(with Hernan Winkler, Vincenzo Di Maro, Kelly Montoya and Sergio Olivieri )
World Bank Policy Research Working Paper No. 10794, 2024.
A growing body of literature investigates the labor market implications of scaling up “green” policies. Since most of this literature is focused on developed economies, little is known about the labor market consequences for developing countries. This paper contributes to filling this gap by providing new stylized facts on the prevalence of green occupations and sectors across countries at varying levels of economic development. Green occupations are defined using the Occupational Information Network, and green sectors are those with relatively lower greenhouse gas emissions per worker. The paper offers an initial assessment of how the implementation of green policies—aimed at expanding green sectors and strengthening the relative demand for green skills—may affect workers in developing economies.
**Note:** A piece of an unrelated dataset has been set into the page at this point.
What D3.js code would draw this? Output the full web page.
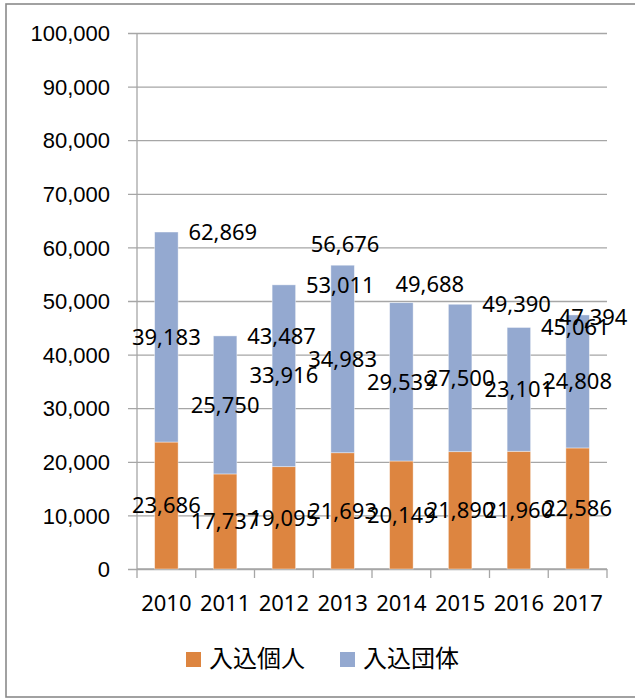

It finds that the share of green jobs is strongly correlated with the level of gross domestic product per capita across countries. When controlling for unobserved heterogeneity, a 1 percent increase in gross domestic product per capita is associated with 0.4 and 4.1 percentage point increases in the shares of new and emerging, and enhanced skills green jobs, respectively. The paper then focuses on Latin America and finds that only 9 percent of workers have a green job with respect to both occupation and sector. The findings show that within countries, workers with low levels of income and education are more likely to be employed in non-green sectors and occupations, and to lack the skills for a greener economy. This evidence suggests that complementary policies are needed to mitigate the potential role of green policies in widening income inequality between and within countries.
Link to the working paper
(with Deborah Winkler)
Revise and Resubmit on Review of World Economics. World Bank Policy Research Working Paper No. 10332, 2023.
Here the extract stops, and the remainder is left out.